Bahçeli’nin Suriye konusundaki ihtiyatlı yaklaşımı dikkate değer: “Dikkat edilmesi gereken husus, savaş ihtimalinin en son seçenek olarak düşünülmesi ve küresel güçlerin telkin ve tahrikine gelinmemesidir. Uçak düşürülmesiyle ilgili konuda AKP hükümetinin Suriye’den gerekli hesabı sormasını ve meseleyi olgunluk dairesinde makul bir çizgiye getirmesini istiyor ve parti olarak da bunu bekliyor ve destekliyoruz.”
Bahçeli’nin aynı konuşmada “Kandil dümdüz edilmelidir” demesi ise durumu tam olarak anlamadığını ya da milliyetçi kamuoyuna mesaj vermeyi tercih ettiğini gösteriyor. Şurası artık daha netleşiyor: Kürt sorunu bir bölgesel sorun olduğu için Suriye’deki gelişmelerle de irtibatlı hale geldi.
Bazı yorumcular, bu olayların arkasında Rusya’nın da olduğuna dikkat çekiyorlar. Mümkündür. Bir küresel aktör olarak Rusya, müttefiki olarak gördüğü bir ülkenin yönetiminin Batılıların saflarına geçmesini istemez.
‘PKK’nın Suriye’de güçlendiği’ saptamaları yapılıyor. PKK’nın Dağlıca baskınında yine Suriye ile irtibatlı olduğu düşüncesi çok yaygın. ‘Kandil’e girmek’ ile ‘Şam’a yönelmek’, benzer bir risk ve strateji profili içinde değerlendiriliyor.

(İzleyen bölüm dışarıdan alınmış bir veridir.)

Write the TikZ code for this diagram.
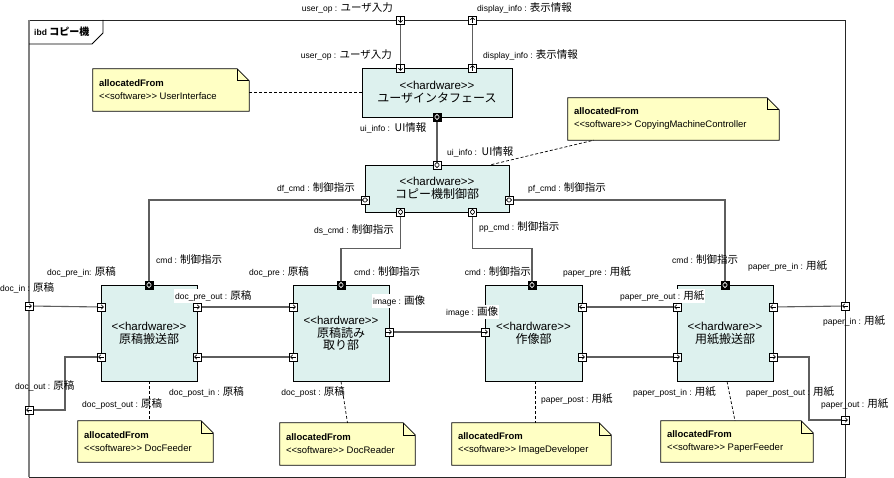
\documentclass[tikz,border=0pt]{standalone}
\usepackage{fontspec}
\setmainfont{Liberation Sans}
\newfontfamily\jpf{Noto Sans CJK JP}
\usetikzlibrary{arrows.meta,calc}
\pgfdeclarelayer{bg}
\pgfsetlayers{bg,main}
\definecolor{boxc}{HTML}{DDF1EE}
\definecolor{notec}{HTML}{FFFFC4}
\definecolor{linec}{HTML}{5E5E5E}
\newcommand\jp[1]{{\jpf\fontsize{10.5}{12}\selectfont #1}}
\newcommand\jpb[1]{{\jpf\fontsize{12}{16}\selectfont #1}}
\newcommand\stereo[1]{<{}<#1>{}>}
\newcommand\hwt[1]{{\fontsize{11.5}{16}\selectfont \stereo{hardware}}\\[1pt]\jpb{#1}}
\newcommand\notefold[1]{%
  \filldraw[fill=notec,draw=black,line width=0.8pt] (#1.north west) -- ([xshift=-12pt]#1.north east) -- ([yshift=-12pt]#1.north east) -- (#1.south east) -- (#1.south west) -- cycle;
  \draw[line width=0.6pt] ([xshift=-12pt]#1.north east) -- ([xshift=-12pt,yshift=-12pt]#1.north east) -- ([yshift=-12pt]#1.north east);}
\tikzset{
  glyph/.style={line width=0.7pt, draw=black},
  tip/.style={-{Straight Barb[length=2pt,width=4.4pt,line width=0.7pt]}},
  port/.style={draw=black, fill=white, minimum size=8pt, inner sep=0pt, line width=0.6pt},
  pR/.style={port, path picture={\coordinate (pc) at (path picture bounding box.center);
     \draw[glyph,tip] ([xshift=-2.8pt]pc) -- ([xshift=2.8pt]pc);}},
  pL/.style={port, path picture={\coordinate (pc) at (path picture bounding box.center);
     \draw[glyph,tip] ([xshift=2.8pt]pc) -- ([xshift=-2.8pt]pc);}},
  pU/.style={port, path picture={\coordinate (pc) at (path picture bounding box.center);
     \draw[glyph,tip] ([yshift=-2.8pt]pc) -- ([yshift=2.8pt]pc);}},
  pD/.style={port, path picture={\coordinate (pc) at (path picture bounding box.center);
     \draw[glyph,tip] ([yshift=2.8pt]pc) -- ([yshift=-2.8pt]pc);}},
  pH/.style={port, path picture={\coordinate (pc) at (path picture bounding box.center);
     \draw[glyph] ([shift={(-0.4pt,2.2pt)}]pc) -- ([shift={(-2.6pt,0pt)}]pc) -- ([shift={(-0.4pt,-2.2pt)}]pc);
     \draw[glyph] ([shift={(0.4pt,2.2pt)}]pc) -- ([shift={(2.6pt,0pt)}]pc) -- ([shift={(0.4pt,-2.2pt)}]pc);}},
  pV/.style={port, path picture={\coordinate (pc) at (path picture bounding box.center);
     \draw[glyph] ([shift={(2.2pt,0.4pt)}]pc) -- ([shift={(0pt,2.6pt)}]pc) -- ([shift={(-2.2pt,0.4pt)}]pc);
     \draw[glyph] ([shift={(2.2pt,-0.4pt)}]pc) -- ([shift={(0pt,-2.6pt)}]pc) -- ([shift={(-2.2pt,-0.4pt)}]pc);}},
  pB/.style={port, fill=black, path picture={\coordinate (pc) at (path picture bounding box.center);
     \draw[line width=0.7pt, white] ([shift={(2.2pt,0.4pt)}]pc) -- ([shift={(0pt,2.6pt)}]pc) -- ([shift={(-2.2pt,0.4pt)}]pc);
     \draw[line width=0.7pt, white] ([shift={(2.2pt,-0.4pt)}]pc) -- ([shift={(0pt,-2.6pt)}]pc) -- ([shift={(-2.2pt,-0.4pt)}]pc);}},
  hw/.style={draw=black, fill=boxc, line width=0.8pt, align=center, inner sep=0pt},
  conn/.style={draw=linec, line width=1.1pt},
  dashl/.style={draw=black, line width=0.7pt, dash pattern=on 3pt off 2pt},
  lab/.style={font=\fontsize{8.5}{10}\selectfont, inner sep=0pt},
  labw/.style={lab, fill=white, inner xsep=1pt, inner ysep=1.5pt},
  notebox/.style={inner sep=0pt},
  notetext/.style={anchor=west, align=left, inner sep=0pt, font=\fontsize{9.5}{13}\selectfont},
}
\begin{document}
\begin{tikzpicture}[x=1pt,y=-1pt]
\useasboundingbox (0,0) rectangle (894,478);
\begin{pgfonlayer}{bg}
\fill[white] (0,0) rectangle (894,478);
\end{pgfonlayer}

% frame
\draw[line width=0.8pt, draw=black!85] (29,20) -- (845,20) -- (845,477) -- (29,477);
\draw[line width=1.4pt, draw=black!50] (29,20) -- (29,477);
\draw[line width=0.8pt] (29,44) -- (92,44) -- (103,33) -- (103,20);
\node[anchor=west, inner sep=0pt, font=\fontsize{8.5}{10}\selectfont\bfseries] (title) at (34,32) {ibd {\jpf\fontsize{10}{12}\selectfont コピー機}};

% notes
\node[notebox, minimum width=156pt, minimum height=42pt] (nUI) at (171,90) {};
\notefold{nUI}
\node[notetext] (nUIt) at ([xshift=6pt]nUI.west) {\textbf{allocatedFrom}\\\stereo{software} UserInterface};
\node[notebox, minimum width=211pt, minimum height=42pt] (nCtrl) at (673.5,119) {};
\notefold{nCtrl}
\node[notetext] (nCtrlt) at ([xshift=6pt]nCtrl.west) {\textbf{allocatedFrom}\\\stereo{software} CopyingMachineController};
\node[notebox, minimum width=135pt, minimum height=41pt] (nDF) at (145.5,441.5) {};
\notefold{nDF}
\node[notetext] (nDFt) at ([xshift=6pt]nDF.west) {\textbf{allocatedFrom}\\\stereo{software} DocFeeder};
\node[notebox, minimum width=135pt, minimum height=42pt] (nDR) at (347.5,444) {};
\notefold{nDR}
\node[notetext] (nDRt) at ([xshift=6pt]nDR.west) {\textbf{allocatedFrom}\\\stereo{software} DocReader};
\node[notebox, minimum width=159pt, minimum height=42pt] (nID) at (531.5,444) {};
\notefold{nID}
\node[notetext] (nIDt) at ([xshift=6pt]nID.west) {\textbf{allocatedFrom}\\\stereo{software} ImageDeveloper};
\node[notebox, minimum width=152pt, minimum height=41pt] (nPF) at (737,441.5) {};
\notefold{nPF}
\node[notetext] (nPFt) at ([xshift=6pt]nPF.west) {\textbf{allocatedFrom}\\\stereo{software} PaperFeeder};

% blocks
\node[hw, minimum width=150pt, minimum height=49pt] (ui) at (437,92.5) {\hwt{ユーザインタフェース}};
\node[hw, minimum width=144pt, minimum height=47pt] (ctrl) at (437,188.5) {\hwt{コピー機制御部}};
\node[hw, minimum width=96pt, minimum height=96pt] (b1) at (149,333) {\hwt{原稿搬送部}};
\node[hw, minimum width=96pt, minimum height=96pt] (b2) at (341,333) {{\fontsize{11.5}{16}\selectfont \stereo{hardware}}\\[1pt]\jpb{原稿読み}\\\jpb{取り部}};
\node[hw, minimum width=97pt, minimum height=96pt] (b3) at (533.5,333) {\hwt{作像部}};
\node[hw, minimum width=96pt, minimum height=96pt] (b4) at (725,333) {\hwt{用紙搬送部}};

% dashed allocations
\draw[dashl] (nUI.east |- ui.west) -- (ui.west);
\draw[dashl] ([xshift=-18pt]ctrl.north east) -- ([xshift=26pt]nCtrl.south west);
\draw[dashl] (b1.south) -- (b1.south |- nDF.north);
\draw[dashl] (b2.south) -- (nDR.north);
\draw[dashl] ([xshift=1.5pt]b3.south) -- ([xshift=1.5pt]b3.south |- nID.north);
\draw[dashl] ([xshift=2pt]b4.south) -- ([xshift=-2pt]nPF.north);

% ports
\node[pD] (fUser) at (400.5,20) {};
\node[pU] (fDisp) at (472.5,20) {};
\node[pD] (uUser) at (400.5,68) {};
\node[pU] (uDisp) at (472.5,68) {};
\node[pB] (uInfo) at (437,117) {};
\node[pV] (cInfo) at (437,165) {};
\node[pH] (cDf) at (365,200) {};
\node[pH] (cPf) at (509,200) {};
\node[pV] (cDs) at (400.5,212) {};
\node[pV] (cPp) at (472.5,212) {};
\node[pB] (b1cmd) at (149,285) {};
\node[pB] (b2cmd) at (341,285) {};
\node[pB] (b3cmd) at (532,285) {};
\node[pB] (b4cmd) at (725,285) {};
\node[pR] (fDocIn) at (29,306) {};
\node[pL] (fDocOut) at (29,410) {};
\node[pL] (fPaperIn) at (845,306) {};
\node[pR] (fPaperOut) at (845,420) {};
\node[pR] (b1L1) at (101,307) {};
\node[pL] (b1L2) at (101,357) {};
\node[pR] (b1R1) at (197,307) {};
\node[pL] (b1R2) at (197,357) {};
\node[pR] (b2L1) at (293,307) {};
\node[pL] (b2L2) at (293,357) {};
\node[pR] (b2R) at (389,332) {};
\node[pR] (b3L) at (485,332) {};
\node[pL] (b3R1) at (582,307) {};
\node[pR] (b3R2) at (582,357) {};
\node[pL] (b4L1) at (677,307) {};
\node[pR] (b4L2) at (677,357) {};
\node[pL] (b4R1) at (773,307) {};
\node[pR] (b4R2) at (773,357) {};

% connectors (beneath ports)
\begin{pgfonlayer}{bg}
\draw[conn] (fUser.center) -- (uUser.center);
\draw[conn] (fDisp.center) -- (uDisp.center);
\draw[conn] (uInfo.center) -- (cInfo.center);
\draw[conn] (cDf.center) -| (b1cmd.center);
\draw[conn] (cPf.center) -| (b4cmd.center);
\draw[conn] (cDs.center) |- ($(cDs.center)!0.5!(b2cmd.center)$) -| (b2cmd.center);
\draw[conn] (cPp.center) |- ($(cPp.center)!0.5!(b3cmd.center)$) -| (b3cmd.center);
\draw[conn] (fDocIn.center) -- (b1L1.center);
\draw[conn] (b1L2.center) -- ++(-36,0) |- (fDocOut.center);
\draw[conn] (b1R1.center) -- (b2L1.center);
\draw[conn] (b2L2.center) -- (b1R2.center);
\draw[conn] (b2R.center) -- (b3L.center);
\draw[conn] (b4L1.center) -- (b3R1.center);
\draw[conn] (b3R2.center) -- (b4L2.center);
\draw[conn] (fPaperIn.center) -- (b4R1.center);
\draw[conn] (b4R2.center) -- ++(36,0) |- (fPaperOut.center);
\end{pgfonlayer}

% labels
\node[lab, anchor=east] (l1) at (393,8) {user\_op : \jp{ユーザ入力}};
\node[lab, anchor=west] (l2) at (477,8) {display\_info : \jp{表示情報}};
\node[lab, anchor=east] (l3) at (392,55) {user\_op : \jp{ユーザ入力}};
\node[lab, anchor=west] (l4) at (483,55) {display\_info : \jp{表示情報}};
\node[lab, anchor=west] (l5) at (360,128) {ui\_info :\ \ \jp{UI情報}};
\node[labw, anchor=west] (l6) at (446,152) {ui\_info :\ \ \jp{UI情報}};
\node[lab, anchor=east] (l7) at (355,188) {df\_cmd : \jp{制御指示}};
\node[lab, anchor=west] (l8) at (528,188) {pf\_cmd : \jp{制御指示}};
\node[lab, anchor=east] (l9) at (394,230) {ds\_cmd : \jp{制御指示}};
\node[lab, anchor=west] (l10) at (479,227) {pp\_cmd : \jp{制御指示}};
\node[lab, anchor=west] (l11) at (156,260) {cmd : \jp{制御指示}};
\node[lab, anchor=west] (l12) at (354,272) {cmd : \jp{制御指示}};
\node[lab, anchor=east] (l13) at (531,272) {cmd : \jp{制御指示}};
\node[lab, anchor=west] (l14) at (672,260) {cmd : \jp{制御指示}};
\node[lab, anchor=west] (l15) at (47,272) {doc\_pre\_in: \jp{原稿}};
\node[lab, anchor=west] (l16) at (0,288) {doc\_in : \jp{原稿}};
\node[lab, anchor=west] (l17) at (249,272) {doc\_pre : \jp{原稿}};
\node[labw, anchor=west] (l18) at (174,296) {doc\_pre\_out : \jp{原稿}};
\node[labw, anchor=west] (l19) at (372,301) {image : \jp{画像}};
\node[labw, anchor=west] (l20) at (445,312) {image : \jp{画像}};
\node[lab, anchor=west] (l21) at (563,272) {paper\_pre : \jp{用紙}};
\node[lab, anchor=west] (l22) at (748,266) {paper\_pre\_in : \jp{用紙}};
\node[labw, anchor=west] (l23) at (619,296) {paper\_pre\_out : \jp{用紙}};
\node[lab, anchor=west] (l24) at (823,321) {paper\_in : \jp{用紙}};
\node[lab, anchor=west] (l25) at (15,386) {doc\_out : \jp{原稿}};
\node[lab, anchor=west] (l26) at (82,404) {doc\_post\_out : \jp{原稿}};
\node[lab, anchor=west] (l27) at (169,392) {doc\_post\_in : \jp{原稿}};
\node[lab, anchor=east] (l28) at (345,392) {doc\_post : \jp{原稿}};
\node[lab, anchor=west] (l29) at (541,399) {paper\_post : \jp{用紙}};
\node[lab, anchor=west] (l30) at (633,392) {paper\_post\_in : \jp{用紙}};
\node[lab, anchor=west] (l31) at (746,392) {paper\_post\_out : \jp{用紙}};
\node[lab, anchor=west] (l32) at (821,404) {paper\_out : \jp{用紙}};
\end{tikzpicture}
\end{document}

Arap Baharı, Suriye’ye gelinceye kadar bize bir yönüyle ‘kolay’ veya ‘rahat’ görünebilen bir meseleydi. Şimdi tüm karmaşıklığıyla yanı başımızda.
Bölgede savaş tamtamları çalıyor. Atılacak ileri ve dikkatsiz bir adım, Türkiye’yi ateşlerin içine çekebilir ve bütün gelecek beklentileri bir anda tersyüz olabilir... Sağduyulu ve barışçı bir düşünce yapısına en çok ihtiyaç duyduğumuz dönemlerden birindeyiz.